A little over a year ago, I saw my dad for the first time in more than 10 years, which does not say a lot as before that I had not seen him since I was about 8. Like many children, I grew up without my dad. I knew he existed and for a large portion of my childhood I “created” this phenomenal dad persona for him that I would tell others when they started talking about dads. I firmly knew who my dad was and what he was not to me, but that did not and does not change how much I love him. Even in the millions of lies, he told me, I still unequivocally had faith that this time, it would not be a lie. I remember one day he told me he was coming to get me, I packed my bags and I waited for him ALL DAY. I stood outside on the porch with my suitcase, ready and waiting. My grandma constantly told me, he wasn’t coming but I held fast to the idea that he was; he didn’t. Matter of fact my grandma always reminded me of who he was, constantly. That constant reminder caused a bit of distance between us because it affected the way I saw her. As an adult, I know this was love, but as a child, I saw it as her rejecting me, because after all even if I did not fully understand it, my dad was part of me and to reject him and bash him was also rejecting and bashing me. That is a topic for another day.

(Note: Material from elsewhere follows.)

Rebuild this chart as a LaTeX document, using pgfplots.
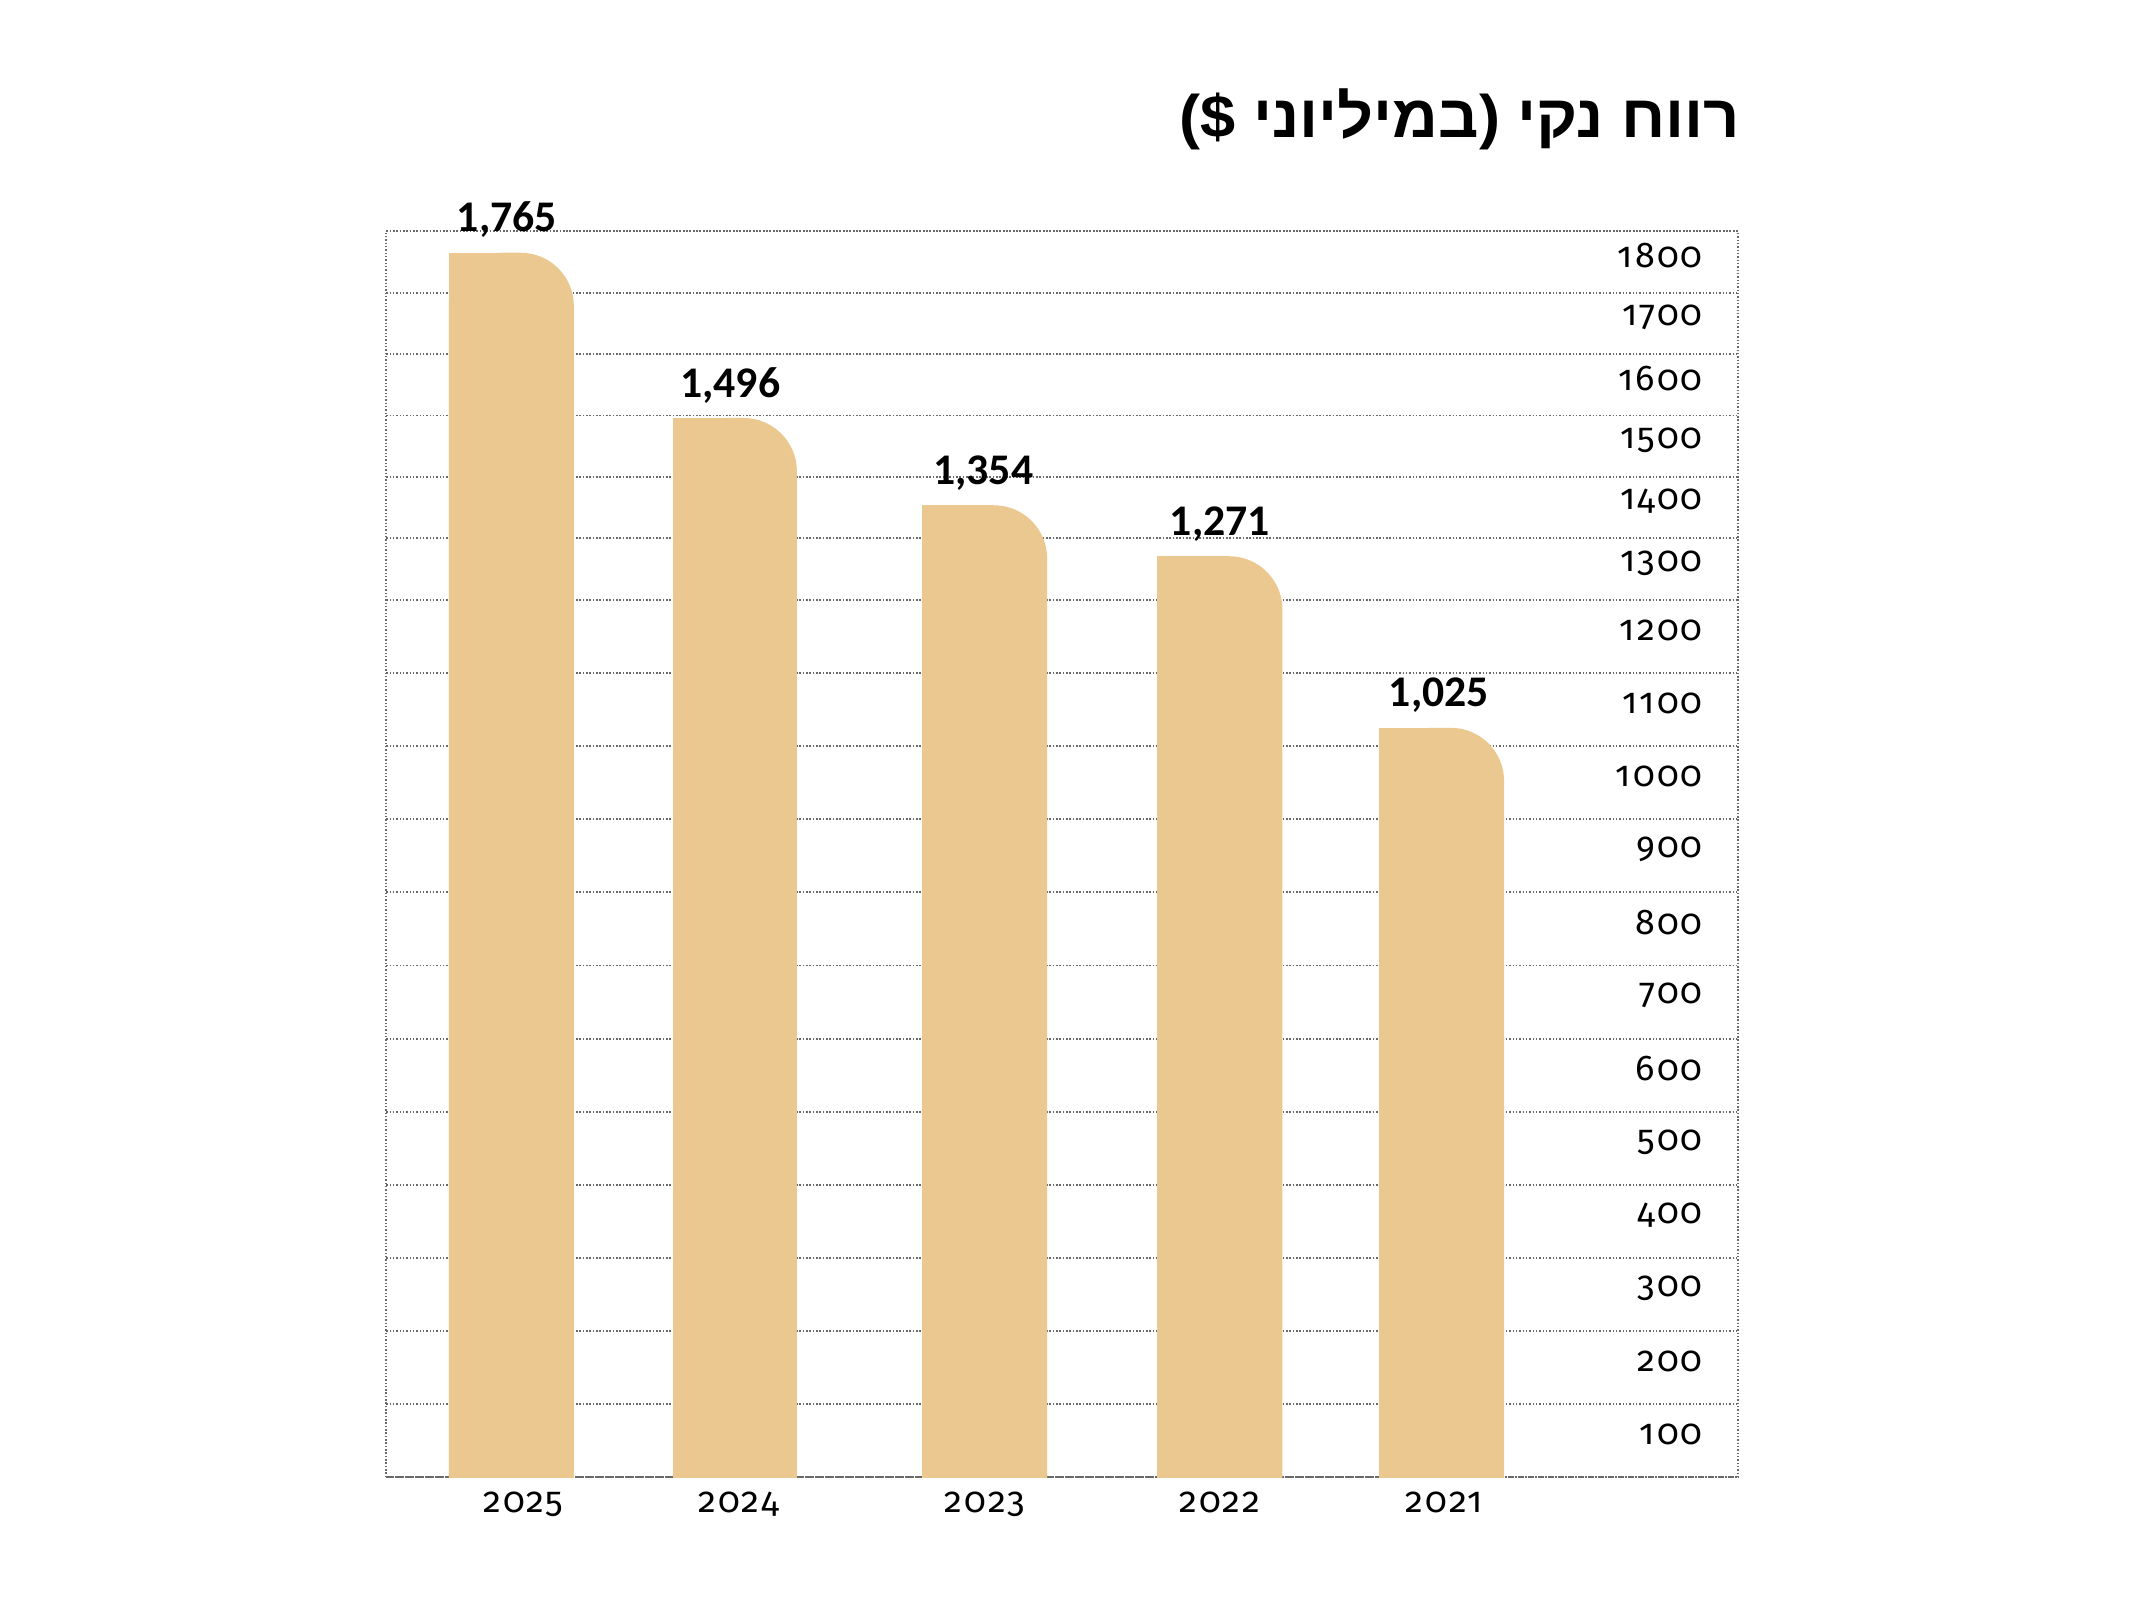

Anywho, regardless of the millions of disappointments I had with my dad I have always loved him. He did not have to be super wonderful or anything, I just wanted him to be my dad and in my life. I had abandonment issues as a result of his absence and the inability to manage what I was experiencing as a result of it. In my adult life this manifested in a myriad of ways, but nonetheless, I still prayed for and loved my dad. Fast-forward to about 18/19 years ago, my dad re-entered my life this time without the lies. Initially, it caught me off guard because I expected every statement to bounce like a rubber check, but they didn’t. He made good on his promises or he would avoid making a promise by saying, “I am not sure, let me work on it and get back to you”. That was almost perfect code for “Nah, I cannot do it, I want to but I cannot and I do not want to let you down.” But, I was ok with that, because I went from no communication to routine communication. Now, I could have very easily lashed out at him for being a deadbeat and a habitual liar, but I chose not to. I was so grateful that he was in my life that I chose to focus on what he was doing right, and eventually understanding that intention was more important to me than the outcome. For years, I prayed and God worked on my heart and his because at some point we began to talk about the past. He expressed his anxiety and immaturity and the constant condemnation he imposes on himself about not being a better dad and for subjecting me and my siblings to his many sins. I reassure him constantly, that my family is not under that curse and I have forgiven him. I reassure him, that I am eternally grateful that he knows my children and they know of him, though I pray they have the opportunity to get to know him.
There are those who will read this blog and feel like I am not wise for the approach I have chosen, others will read it and sympathize, and some will empathize. I recognize that I have not always made the best decisions and I have been forgiven for many, many things – who am I to not to extend grace?